In December, three months after the $42 million depot was opened, diesel-tainted wastewater was discovered to have been leaking unchecked into the ground at the facility. Tests later showed traces of diesel in the groundwater 160 feet beneath the depot.
State health officials say the contamination level was too low to threaten human health. Additional leaks were discovered at the depot in February. Crews worked around the clock during the subsequent 74-day, court-ordered closure to fix the leaks, including overhauling the pair of plastic liners buried below the train refueling platform.
BNSF blames the trouble on Lydig and Hanson-Wilson, claiming the companies improperly designed, built and tested the depot. Both businesses were made aware that the project’s location over the aquifer demanded the highest level of quality, according to the 28-page lawsuit. The railroad is seeking $7.5 million for repairing the depot, $6.7 million for the cost of lost and delayed business and $3.5 million for the cost of investigating and cleaning up the spill. BNSF is also asking the firms to pay a $100,000 state fine.
Calls to Hanson-Wilson were referred to the company president, Gary Potts, who could not be reached for comment. Lydig Construction President Larry Swartz responded to the accusations by issuing a four-page statement, which described the lawsuit as “unfortunate and unwarranted.”
The problems stem from design and cost-cutting measures taken by BNSF and Hanson-Wilson, according to the statement from Lydig. The 49-year-old construction company also said the record will show that BNSF and Hanson-Wilson “closely and continuously inspected and approved all of Lydig Construction’s work throughout the project.”
Lydig backed its claims with a copy of a letter sent to the Kootenai County Building Department by Chuck Cook, Hanson-Wilson’s resident engineer for the depot project. The letter, which was dated July 30, 2004, states that “all construction for this facility has been completed in accordance with the approved drawings and specifications.” Hanson-Wilson was required to inspect and test the depot before it opened, according to the lawsuit.

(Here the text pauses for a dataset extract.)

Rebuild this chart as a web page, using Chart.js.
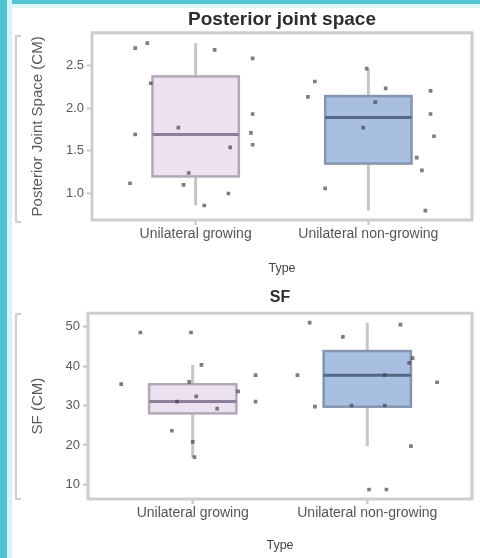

According to the statement from Lydig, “It is inappropriate for BNSF to attempt to pin the blame on Lydig Construction for work already acknowledged to have been properly completed.”
BNSF spokesman Gus Melonas declined to comment on the lawsuit.
The railroad is continuing to upgrade environmental safeguards at the depot, which is near the Idaho-Washington border about five miles north of Post Falls, said Marc Kalbaugh, site remediation manager for the Idaho Department of Environmental Quality. Repairs to the facility’s wastewater system – where the first leak was discovered – are expected to be completed shortly, he said.
BNSF is working with the state to develop an improved leak detection and monitoring plan, which was one of the conditions in the court order allowing the facility to resume operations, Kalbaugh said. “They have been following through with what they said they were going to do,” he said.
A series of wells at the depot are being used to suck spilled diesel fuel out of the ground and surrounding groundwater. Some of the wells inject air deep into the ground to vaporize the fuel; other wells directly vacuum out the spilled fuel.
Regular groundwater tests continue to detect traces of fuel, but at levels “well below” what the state believes would endanger human health, Kalbaugh said.